WHAT THE EXERCISE ASKS —
Collect all lines containing the word "chart" from the data.

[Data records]
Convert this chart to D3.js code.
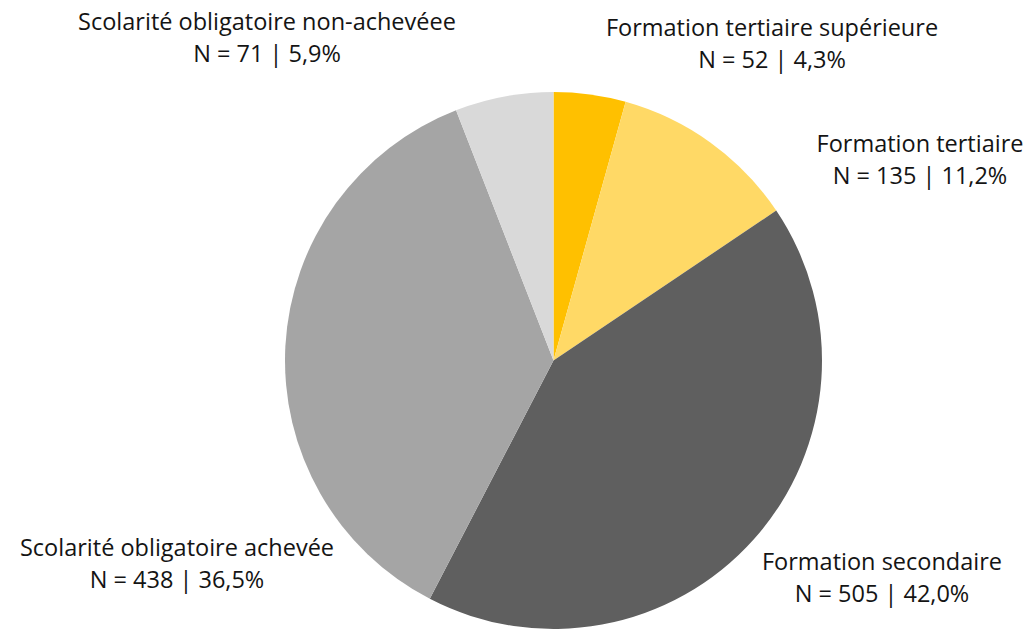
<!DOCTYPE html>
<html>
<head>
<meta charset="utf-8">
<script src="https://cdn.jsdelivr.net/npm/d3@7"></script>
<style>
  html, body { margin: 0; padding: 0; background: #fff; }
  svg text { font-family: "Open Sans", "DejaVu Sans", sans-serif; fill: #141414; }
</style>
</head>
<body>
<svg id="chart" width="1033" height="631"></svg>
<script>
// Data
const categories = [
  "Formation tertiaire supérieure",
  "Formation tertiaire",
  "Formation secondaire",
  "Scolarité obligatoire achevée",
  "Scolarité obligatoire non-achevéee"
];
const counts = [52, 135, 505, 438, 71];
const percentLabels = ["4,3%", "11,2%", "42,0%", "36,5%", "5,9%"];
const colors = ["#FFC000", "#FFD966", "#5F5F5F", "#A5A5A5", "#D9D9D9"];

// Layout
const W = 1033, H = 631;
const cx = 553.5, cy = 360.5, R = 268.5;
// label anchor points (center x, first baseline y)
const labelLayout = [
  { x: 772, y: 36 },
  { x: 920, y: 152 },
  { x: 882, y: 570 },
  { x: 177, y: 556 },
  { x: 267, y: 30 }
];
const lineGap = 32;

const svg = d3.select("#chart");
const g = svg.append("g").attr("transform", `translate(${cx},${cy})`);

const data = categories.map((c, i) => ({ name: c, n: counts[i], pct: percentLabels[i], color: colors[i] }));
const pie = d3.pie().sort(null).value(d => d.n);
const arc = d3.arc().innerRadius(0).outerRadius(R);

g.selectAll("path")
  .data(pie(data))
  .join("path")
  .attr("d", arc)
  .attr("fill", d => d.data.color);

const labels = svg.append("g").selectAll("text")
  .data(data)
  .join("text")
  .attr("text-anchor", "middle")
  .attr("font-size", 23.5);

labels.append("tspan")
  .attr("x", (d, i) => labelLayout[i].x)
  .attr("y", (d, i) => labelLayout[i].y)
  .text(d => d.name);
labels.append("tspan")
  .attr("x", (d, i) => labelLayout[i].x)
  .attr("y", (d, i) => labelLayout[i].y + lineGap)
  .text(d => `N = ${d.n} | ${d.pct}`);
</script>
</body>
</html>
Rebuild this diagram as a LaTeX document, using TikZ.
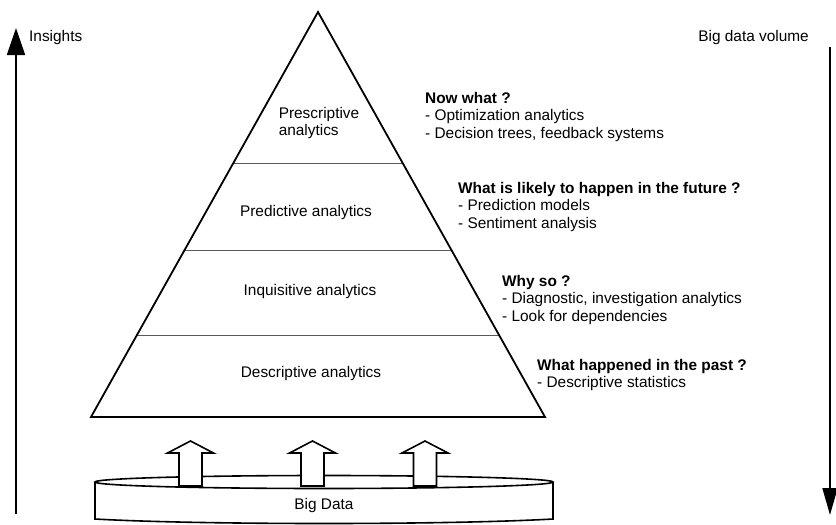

REPLY —
Convert this chart to D3.js code.
<svg id="chart" width="1033" height="631"></svg>
const svg = d3.select("#chart");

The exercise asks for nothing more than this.